At the same time, the constitutional treaty included many issues on which there were new agreements. Some of those agreements were fundamental, like agreements on the principle qualified majority voting. Some were not, such as the specific designation of voting arrangements in respect of different policy fields. The member states and the Commission are reluctant to lose sight of the areas they agreed; and so the proposals have been revived in the new treaty. In other words, the new treaty is largely made up of the clutter that should never have been in the proposed constitution. The new treaty does duplicate the constitutional proposals – but it is not a constitution.
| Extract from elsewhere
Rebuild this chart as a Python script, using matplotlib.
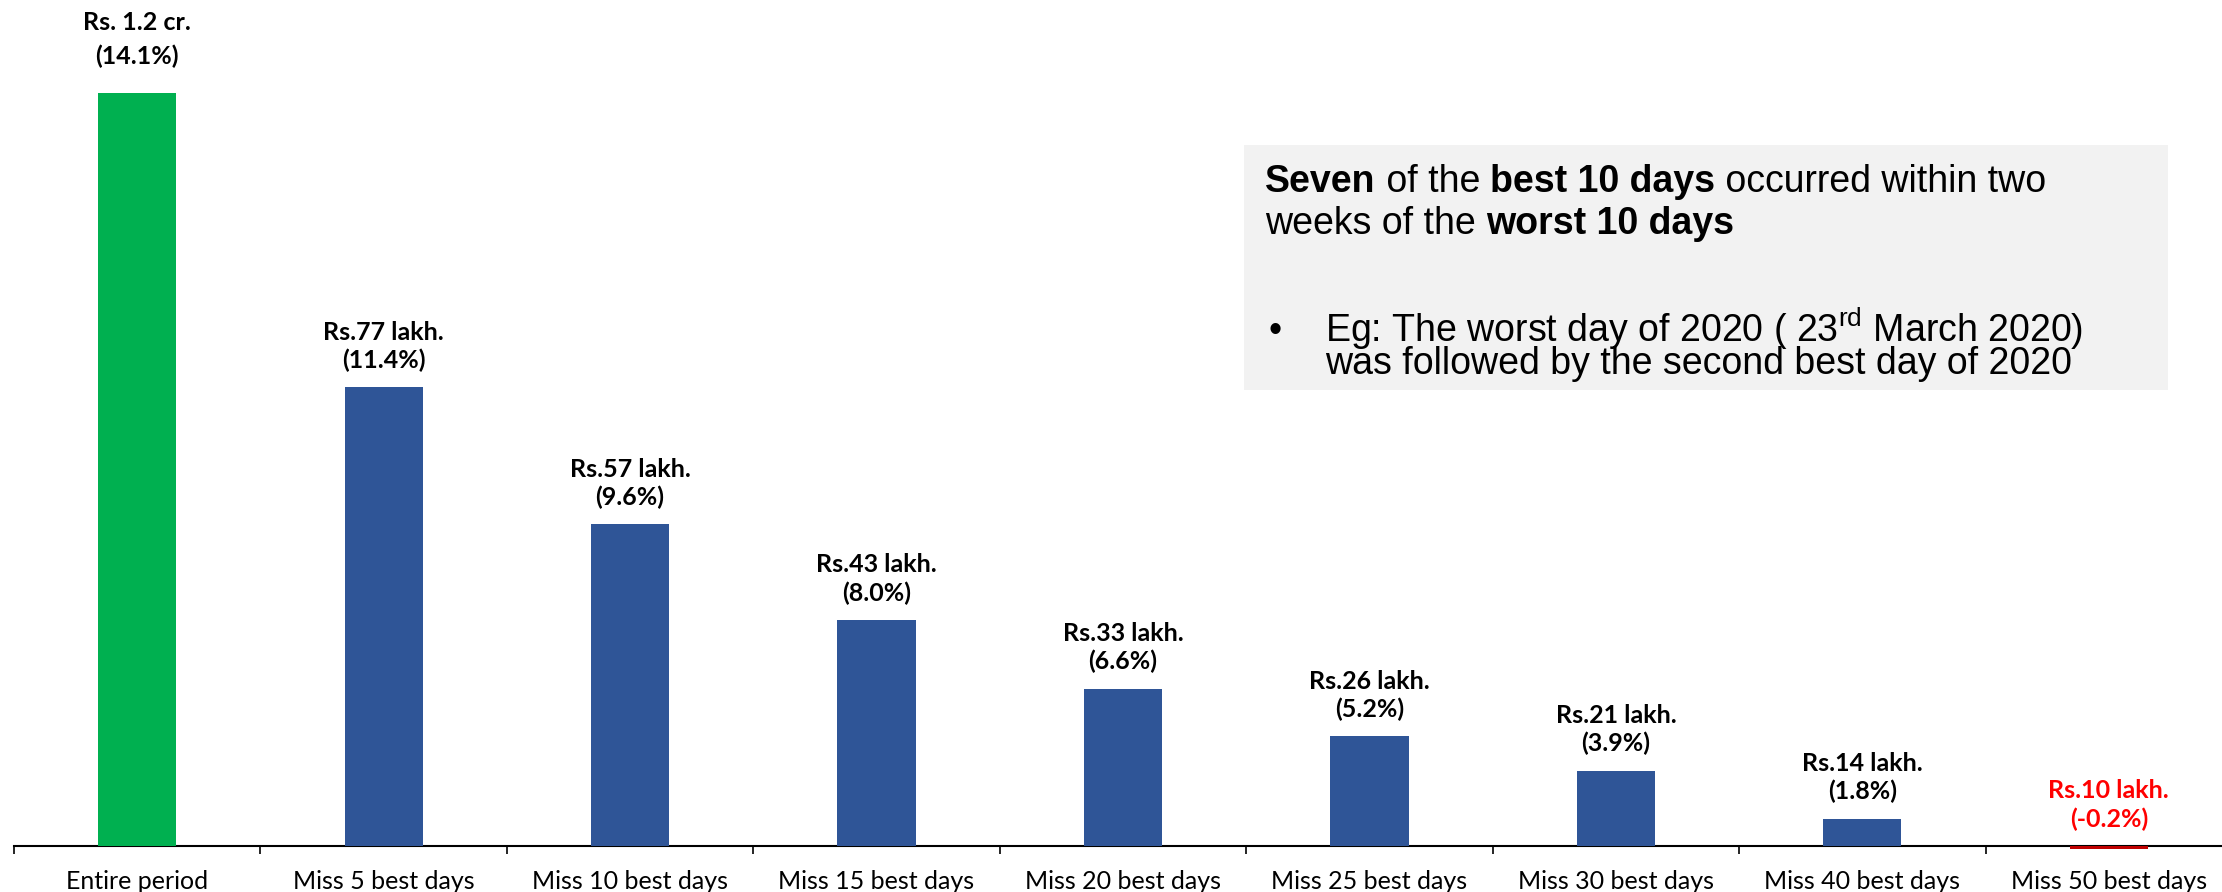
import matplotlib
matplotlib.use("Agg")
import matplotlib.pyplot as plt
from matplotlib.patches import Rectangle

# chart values (wealth in Rs. lakh, CAGR labels)
categories = ["Entire period", "Miss 5 best days", "Miss 10 best days", "Miss 15 best days",
              "Miss 20 best days", "Miss 25 best days", "Miss 30 best days", "Miss 40 best days",
              "Miss 50 best days"]
values = [120, 77, 57, 43, 33, 26, 21, 14, 9.5]
amount_labels = ["Rs. 1.2 cr.", "Rs.77 lakh.", "Rs.57 lakh.", "Rs.43 lakh.", "Rs.33 lakh.",
                 "Rs.26 lakh.", "Rs.21 lakh.", "Rs.14 lakh.", "Rs.10 lakh."]
cagr_labels = ["(14.1%)", "(11.4%)", "(9.6%)", "(8.0%)", "(6.6%)", "(5.2%)", "(3.9%)", "(1.8%)", "(-0.2%)"]
base_amount = 10

GREEN = "#00B050"
BLUE = "#2F5597"
DARK_RED = "#C00000"
RED = "#FF0000"

LABEL_FONT = "Lato"
BOX_FONT = "Liberation Sans"

plt.rcParams["mathtext.fontset"] = "custom"
plt.rcParams["mathtext.rm"] = BOX_FONT
plt.rcParams["mathtext.it"] = BOX_FONT + ":italic"
plt.rcParams["mathtext.bf"] = BOX_FONT + ":bold"

W, H = 2222, 892
fig = plt.figure(figsize=(W / 100, H / 100), dpi=100)
ax = fig.add_axes([14 / W, 46 / H, 2218 / W, 846 / H])

colors = []
for i, v in enumerate(values):
    if i == 0:
        colors.append(GREEN)
    elif v < base_amount:
        colors.append(DARK_RED)
    else:
        colors.append(BLUE)

x = list(range(len(categories)))
heights = [v - base_amount for v in values]
ax.bar(x, heights, bottom=base_amount, width=0.317, color=colors, zorder=2, clip_on=False)

ax.set_xlim(-0.5, len(categories) - 0.5)
ax.set_ylim(base_amount, base_amount + 846 / 6.845)

for side in ["left", "right", "top"]:
    ax.spines[side].set_visible(False)
ax.spines["bottom"].set_linewidth(1.5)
ax.spines["bottom"].set_color("black")
ax.spines["bottom"].set_zorder(1)
ax.set_yticks([])
ax.set_xticks(x)
ax.set_xticklabels(categories, fontsize=18, family=LABEL_FONT)
ax.tick_params(axis="x", which="major", length=0, pad=17)
ax.set_xticks([i - 0.5 for i in range(len(categories) + 1)], minor=True)
ax.tick_params(axis="x", which="minor", length=6, width=1.2, color="black")

for i, v in enumerate(values):
    col = RED if v < base_amount else "black"
    pad = 18 if i == 0 else 11
    ls = 1.55 if i == 0 else 1.25
    top = max(v, base_amount)
    ax.annotate(amount_labels[i] + "\n" + cagr_labels[i], (i, top), xytext=(0, pad),
                textcoords="offset points", ha="center", va="bottom", fontsize=18,
                fontweight="bold", family=LABEL_FONT, color=col, linespacing=ls)

# commentary box
fig.patches.append(Rectangle((1244 / W, (H - 390) / H), 924 / W, 245 / H,
                             transform=fig.transFigure, facecolor="#F2F2F2",
                             edgecolor="none", zorder=0))

renderer = fig.canvas.get_renderer()


def rich_line(x0, y0, parts, size=27):
    xp = x0
    for txt, bold in parts:
        t = fig.text(xp / W, (H - y0) / H, txt, fontsize=size, family=BOX_FONT,
                     fontweight="bold" if bold else "normal", ha="left", va="baseline")
        xp += t.get_window_extent(renderer).width
    return xp


rich_line(1265, 192, [("Seven", True), (" of the ", False), ("best 10 days", True),
                      (" occurred within two", False)])
rich_line(1265, 234, [("weeks of the ", False), ("worst 10 days", True)])
fig.text(1268 / W, (H - 342) / H, "•", fontsize=27, family=BOX_FONT, ha="left", va="baseline")
# baseline alignment of a multi-line text sits on its last line
fig.text(1325 / W, (H - 374) / H,
         "Eg: The worst day of 2020 ( 23$^{\\mathrm{rd}}$ March 2020)\n"
         "was followed by the second best day of 2020",
         fontsize=27, family=BOX_FONT, ha="left", va="baseline", linespacing=0.8)

fig.savefig("out.png", dpi=100)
Europe still needs a constitution – the specification of institutions, primary rules and basic principles. This treaty is not it. One has to hope that eventually, proposals will be made for a genuine, effective constitution – but it has to be done without elevating every policy area in the EU to the level of fundamental principle. As a modest proposal, there needs to be a word limit. The constitution should not be longer than ten pages; there should not be more than about seventy five clauses. It needs to be served up in plain language. Then, perhaps, it might be worth voting for.